Set the listing down again in full, word for word, with the pictures left out.

>> START

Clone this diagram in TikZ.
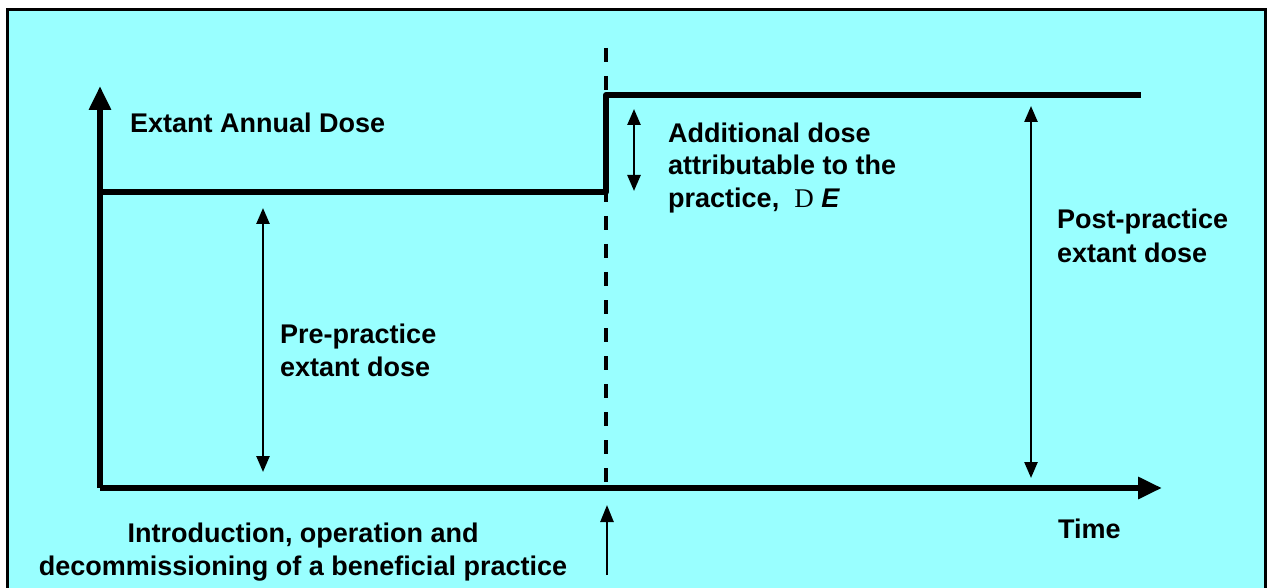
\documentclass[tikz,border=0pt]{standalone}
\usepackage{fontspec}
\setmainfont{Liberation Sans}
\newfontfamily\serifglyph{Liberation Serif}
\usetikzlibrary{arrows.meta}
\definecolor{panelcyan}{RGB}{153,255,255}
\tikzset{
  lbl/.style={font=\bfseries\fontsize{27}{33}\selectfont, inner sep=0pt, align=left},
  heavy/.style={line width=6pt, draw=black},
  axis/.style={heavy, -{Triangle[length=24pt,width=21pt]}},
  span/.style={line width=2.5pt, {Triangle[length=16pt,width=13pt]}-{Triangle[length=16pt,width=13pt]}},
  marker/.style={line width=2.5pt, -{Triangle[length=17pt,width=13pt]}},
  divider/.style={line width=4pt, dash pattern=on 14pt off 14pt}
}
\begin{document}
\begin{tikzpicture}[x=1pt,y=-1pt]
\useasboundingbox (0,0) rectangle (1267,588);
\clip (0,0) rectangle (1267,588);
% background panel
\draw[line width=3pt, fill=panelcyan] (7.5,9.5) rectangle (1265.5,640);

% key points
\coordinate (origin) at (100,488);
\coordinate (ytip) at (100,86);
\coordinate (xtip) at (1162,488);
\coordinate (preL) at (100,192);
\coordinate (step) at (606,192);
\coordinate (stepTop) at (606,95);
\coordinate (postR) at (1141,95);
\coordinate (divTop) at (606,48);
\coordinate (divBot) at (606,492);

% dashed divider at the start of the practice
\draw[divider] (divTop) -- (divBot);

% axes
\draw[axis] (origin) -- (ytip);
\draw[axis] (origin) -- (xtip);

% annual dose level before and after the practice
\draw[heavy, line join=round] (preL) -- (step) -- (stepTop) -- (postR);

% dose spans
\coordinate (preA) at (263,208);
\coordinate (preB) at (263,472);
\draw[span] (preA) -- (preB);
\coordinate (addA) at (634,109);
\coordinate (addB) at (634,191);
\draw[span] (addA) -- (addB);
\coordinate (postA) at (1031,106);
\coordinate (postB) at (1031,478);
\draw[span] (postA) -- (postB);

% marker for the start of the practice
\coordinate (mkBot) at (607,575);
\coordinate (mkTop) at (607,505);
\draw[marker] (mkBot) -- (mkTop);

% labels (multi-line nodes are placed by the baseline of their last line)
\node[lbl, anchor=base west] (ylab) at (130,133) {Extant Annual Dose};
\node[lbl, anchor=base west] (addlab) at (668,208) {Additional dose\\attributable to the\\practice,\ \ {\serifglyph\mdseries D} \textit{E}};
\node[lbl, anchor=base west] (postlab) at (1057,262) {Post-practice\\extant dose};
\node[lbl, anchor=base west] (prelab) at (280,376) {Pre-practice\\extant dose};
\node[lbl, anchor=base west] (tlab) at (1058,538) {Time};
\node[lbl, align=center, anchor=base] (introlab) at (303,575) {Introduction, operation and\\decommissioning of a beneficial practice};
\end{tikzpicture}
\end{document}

>> END

● THE SOLUTION
Clone this diagram in TikZ.
\documentclass[tikz,border=0pt]{standalone}
\usepackage{fontspec}
\setmainfont{Liberation Sans}
\newfontfamily\serifglyph{Liberation Serif}
\usetikzlibrary{arrows.meta}
\definecolor{panelcyan}{RGB}{153,255,255}
\tikzset{
  lbl/.style={font=\bfseries\fontsize{27}{33}\selectfont, inner sep=0pt, align=left},
  heavy/.style={line width=6pt, draw=black},
  axis/.style={heavy, -{Triangle[length=24pt,width=21pt]}},
  span/.style={line width=2.5pt, {Triangle[length=16pt,width=13pt]}-{Triangle[length=16pt,width=13pt]}},
  marker/.style={line width=2.5pt, -{Triangle[length=17pt,width=13pt]}},
  divider/.style={line width=4pt, dash pattern=on 14pt off 14pt}
}
\begin{document}
\begin{tikzpicture}[x=1pt,y=-1pt]
\useasboundingbox (0,0) rectangle (1267,588);
\clip (0,0) rectangle (1267,588);
% background panel
\draw[line width=3pt, fill=panelcyan] (7.5,9.5) rectangle (1265.5,640);

% key points
\coordinate (origin) at (100,488);
\coordinate (ytip) at (100,86);
\coordinate (xtip) at (1162,488);
\coordinate (preL) at (100,192);
\coordinate (step) at (606,192);
\coordinate (stepTop) at (606,95);
\coordinate (postR) at (1141,95);
\coordinate (divTop) at (606,48);
\coordinate (divBot) at (606,492);

% dashed divider at the start of the practice
\draw[divider] (divTop) -- (divBot);

% axes
\draw[axis] (origin) -- (ytip);
\draw[axis] (origin) -- (xtip);

% annual dose level before and after the practice
\draw[heavy, line join=round] (preL) -- (step) -- (stepTop) -- (postR);

% dose spans
\coordinate (preA) at (263,208);
\coordinate (preB) at (263,472);
\draw[span] (preA) -- (preB);
\coordinate (addA) at (634,109);
\coordinate (addB) at (634,191);
\draw[span] (addA) -- (addB);
\coordinate (postA) at (1031,106);
\coordinate (postB) at (1031,478);
\draw[span] (postA) -- (postB);

% marker for the start of the practice
\coordinate (mkBot) at (607,575);
\coordinate (mkTop) at (607,505);
\draw[marker] (mkBot) -- (mkTop);

% labels (multi-line nodes are placed by the baseline of their last line)
\node[lbl, anchor=base west] (ylab) at (130,133) {Extant Annual Dose};
\node[lbl, anchor=base west] (addlab) at (668,208) {Additional dose\\attributable to the\\practice,\ \ {\serifglyph\mdseries D} \textit{E}};
\node[lbl, anchor=base west] (postlab) at (1057,262) {Post-practice\\extant dose};
\node[lbl, anchor=base west] (prelab) at (280,376) {Pre-practice\\extant dose};
\node[lbl, anchor=base west] (tlab) at (1058,538) {Time};
\node[lbl, align=center, anchor=base] (introlab) at (303,575) {Introduction, operation and\\decommissioning of a beneficial practice};
\end{tikzpicture}
\end{document}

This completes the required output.